Writing music is an exercise in problem solving.  Where does one start?  What key, what mood, what style, what chord, what tempo should be used?  A myriad of questions, each one, when answered, would eliminate a myriad of other possibilities.  And what if some of the other eliminated possibilities would have turned out to be better than the ones chosen?  When Carol Lynn Pearson and I wrote “My turn On Earth,” in the song, “Choosing”, she penned, 

“When you take the very first step on the road, you also take the last.  So if you don’t like the end of the road, you better back up fast.” 

How many times had I crafted a piece of music only to find out in the end that it didn’t work?  How many times had I backed up and taken a different road until finally finding the road that got me where I wanted to go?  Way too many times!  But with this project, there was no time for trial and error.  There are just too many forks in the road and I had to know which forks were the right ones.  I needed to know in advance that the road I was on would take me where I needed to go. 

For the principal musical piece of the show, Doug had written a magnificent lyric called, “Hymn to America.”  It may be the most inspired patriotic lyric that I have ever encountered.  The chorus is as follows.

America, arise and sing a righteous song again.
Come worship Him your God and King and be strong again.
America, come raise your praises to the Lord who made you great and led you by the hand.
America, America, arise again.  

I locked myself in my studio, prepared to spend twelve, twenty-four, thirty-six hours-whatever it took- to find a melody worthy of this lyric. I pondered the Book of Mormon scriptures about the hand of God in the rise of America.  From those scriptures, I knew that America’s die was cast, that if she would serve the God of this land she would prosper, but if she would not, her inhabitants would be swept off the land.  I contemplated the American experiment in liberty, the American experiment in limited government and the inspired Constitution that was created to govern the government, thereby protecting our God-given rights- a constitution that not only paved the way for the restoration of the gospel, but  almost completely eradicated poverty and created the greatest prosperity that the world had ever known.  

I prayed, “God, help me.  Show me were to begin.” I tried a few notes, then another few, then tried something else.  Wait!  What was that?  I felt a light in my chest, in my heart. Was the light telling me that those were the “right” starting notes?  I followed the light, came to another fork in the melodic road and tried some other musical motives.   There it was again.  I went with the light again . . . and again . . . and again.  Could it be that God cared enough about a melody to help me write it?  Evidently, he did!  I was overcome with wonderment and gratitude.  I wept.

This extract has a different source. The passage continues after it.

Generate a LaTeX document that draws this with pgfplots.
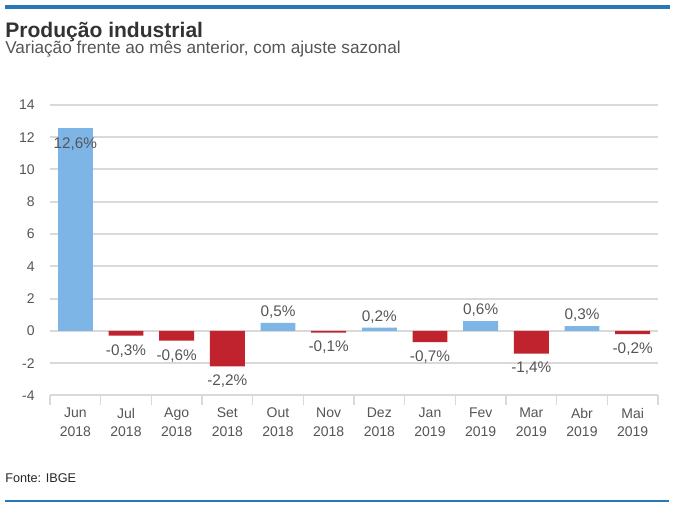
\documentclass[border=0pt]{standalone}
\usepackage{pgfplots}
\pgfplotsset{compat=1.18}
\usepackage{fontspec}
\setmainfont{Liberation Sans}
\definecolor{barblue}{HTML}{7EB5E7}
\definecolor{barred}{HTML}{C1232E}
\definecolor{gridgray}{HTML}{D9D9D9}
\definecolor{txtgray}{HTML}{555555}
\definecolor{rulecol}{HTML}{2878B5}
\newcommand{\pct}{\pgfmathprintnumber[fixed,fixed zerofill,precision=1,use comma,assume math mode=true]{\pgfplotspointmeta}\%}
\begin{document}
\begin{tikzpicture}
\useasboundingbox (0,0) rectangle (506.25pt,381pt);
% header and footer
\draw[rulecol, line width=3pt] (3.75pt,375.4pt) -- (502.5pt,375.4pt);
\node[anchor=base west, inner sep=0, text=black!80, font=\fontsize{15.8}{18}\selectfont\bfseries] at (3.75pt,352.9pt) {Produção industrial};
\node[anchor=base west, inner sep=0, text=txtgray, font=\fontsize{12.9}{14}\selectfont] at (3.75pt,340.5pt) {Variação frente ao mês anterior, com ajuste sazonal};
\node[anchor=base west, inner sep=0, text=black!85, font=\fontsize{9.5}{11}\selectfont] at (3.75pt,19.5pt) {Fonte: IBGE};
\draw[rulecol, line width=1.5pt] (3.75pt,4.9pt) -- (502pt,4.9pt);
\begin{axis}[
  at={(37.5pt,84.4pt)}, anchor=south west,
  scale only axis, width=456pt, height=217.9pt,
  ybar, bar width=0.69,
  xmin=-0.5, xmax=11.5, ymin=-4, ymax=14,
  ytick={-4,-2,...,14},
  xtick={0,...,11},
  xticklabels={{Jun\\2018},{Jul\\2018},{Ago\\2018},{Set\\2018},{Out\\2018},{Nov\\2018},{Dez\\2018},{Jan\\2019},{Fev\\2019},{Mar\\2019},{Abr\\2019},{Mai\\2019}},
  minor xtick={-0.5,0.5,...,11.5},
  xtick pos=left, ytick pos=left,
  major tick length=0pt, minor tick length=7.5pt, tick align=outside,
  minor tick style={gridgray, line width=1pt},
  ymajorgrids, major grid style={gridgray, line width=1.5pt},
  axis line style={draw=none},
  /pgf/number format/assume math mode=true,
  tick label style={text=txtgray, font=\fontsize{10.5}{13.8}\selectfont},
  xticklabel style={align=center, yshift=-6pt},
  yticklabel style={xshift=-8pt},
  clip=false,
  every node near coord/.append style={text=txtgray, font=\fontsize{11.5}{13}\selectfont},
]
% Jun: label inside the bar
\addplot[fill=barblue, draw=none, bar shift=0pt, nodes near coords=\pct,
  every node near coord/.append style={anchor=north, yshift=-4pt}]
  coordinates {(0,12.6)};
% other positive months
\addplot[fill=barblue, draw=none, bar shift=0pt, nodes near coords=\pct]
  coordinates {(4,0.5) (6,0.2) (8,0.6) (10,0.3)};
% negative months
\addplot[fill=barred, draw=none, bar shift=0pt, nodes near coords=\pct,
  every node near coord/.append style={anchor=north, yshift=-3pt}]
  coordinates {(1,-0.3) (2,-0.6) (3,-2.2) (5,-0.1) (7,-0.7) (9,-1.4) (11,-0.2)};
\end{axis}
\end{tikzpicture}
\end{document}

Since writing “Hymn to America,” I have gone to the Lord for divine assistance in the compositional process and have frequently received that assistance.  Although that divine assistance has come in different ways, the principles are always the same.  First, I have had to do all I can.  Having done all I can, I ask the Lord and  to do what I cannot do.  Then, according to the state of my heart, the worthiness of the endeavor, and the need for divine assistance, I have received that assistance. 

Now, returning back to “Hymn to America,” please know that I am not a fan of my own works.  For me, they are never good enough.  They always fall short of what they could have been- even with divine assistance.  Nevertheless, in the last 45 years, whenever someone has asked me, out of all the melodies that I have written, which is my favorite, there is only one answer- “Hymn to America.”  “Hymn to America” is the best piece I have ever written.  It is also one of the most unorthodox.

As you listen to “Hymn To America,” it will immediately become evident that this is not an ordinary pop song.  There is practically no rhyme in the lyric and no catchy “hook” in the melody.  It cannot be compared to a hymn, primary tune, or theatrical piece.  I believe it is a unique form of music, containing three melodies, written in six parts. The long, arched melodic fragments are expansive.  They are filled with intervallic leaps that span space and time, representative of centuries of God’s dealings with his children.  It is a song of faith in the rise, fall, but eventual triumph of America. 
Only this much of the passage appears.